Staff noted that the definition of "records" for purposes of AR 41 specifically excludes administrative records and AR 41 does not address access to personnel information at all. The reason for these two omissions, he said, is that AR 41, as presently structured, only addresses access to records maintained by the clerks of court. He said several court systems have adopted rules defining and governing access to both court administrative and personnel records. The task in considering including such records, he said, is determining exactly what falls within the particular record categories. He said some court systems, Minnesota, for example, simply provide that administrative records are generally accessible, with certain exceptions. He said state statutes also provide some guidance with respect to access to certain personnel records.
Jim Hill asked whether Ted Gladden's letter concerning access to personnel records is in response to several clerks of court and their staff becoming state employees. Staff responded that questions have surfaced concerning who has access to personnel-related records maintained at the district court level, and under what circumstances, but there were no rules or policies addressing the issue. He said the Council of Presiding Judges recently adopted a trial court administration policy regarding trial court personnel information maintained at the district level, but the policy does not address, for example, public access to that information other than requiring a written request.
Following further discussion, Committee members agreed staff should prepare draft amendments addressing access to administrative and personnel records for the Committee's initial review.
With respect to Ted Gladden's letter concerning a possible procedure for access to record information concerning dismissed criminal cases, staff said the letter is in response to a citizen complaint that information concerning a dismissed case was still publicly available through a public terminal at a clerk's office. Additionally, he said some clerks had inquired why records pertaining to criminal cases involving the deferred imposition of sentence are confidential under certain circumstances, but information concerning cases in which the charge has been dismissed is not. He noted that record confidentiality concerning deferred impositions of sentence is governed by state statute and further addressed through court rule.
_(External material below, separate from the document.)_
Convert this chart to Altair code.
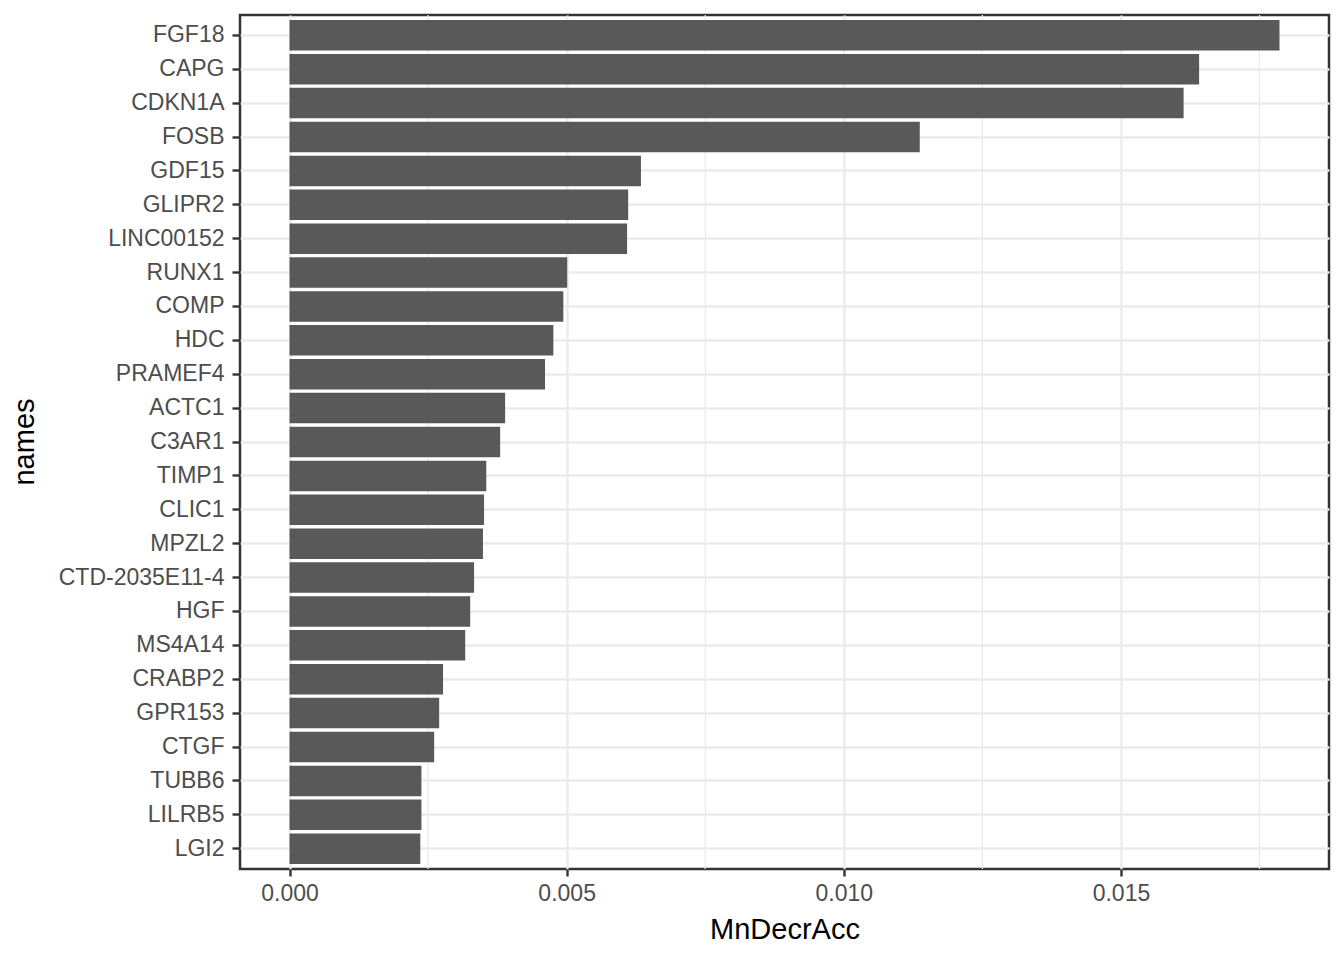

Craig Campbell recounted a recent case in which a person had been terminated from employment because the person was found to have "lied" on the employment application. He said the person had been convicted of a crime, given a deferred imposition of sentence, and placed on probation. Having satisfied the conditions of probation, he said, the criminal conviction should have been expunged from the person's record, but it was not. In light of the fact that the conviction should have been expunged, he said, the person had reflected on the employment application that the person had not been convicted of a crime. He said a subsequent investigation of the application information disclosed that the conviction information was still maintained in the record. It was also discovered, he said, that the person had been charged with a crime, but the crime had subsequently dismissed without any adjudication.
Judge Jorgensen said the fact that there is no general expungement statute has been a source of concern for some time. He suggested that the problem likely will not be solved by a rule. He said the issue is more one of general public policy and as such is probably more appropriately considered by the Legislative Assembly.
After further discussion, Committee members agreed the issue would be better addressed legislatively and it was suggested the issue could possibly be reviewed by the interim Criminal Justice Committee chaired by Rep. Delmore.
There being no further business, the meeting was adjourned at 12:10 p.m.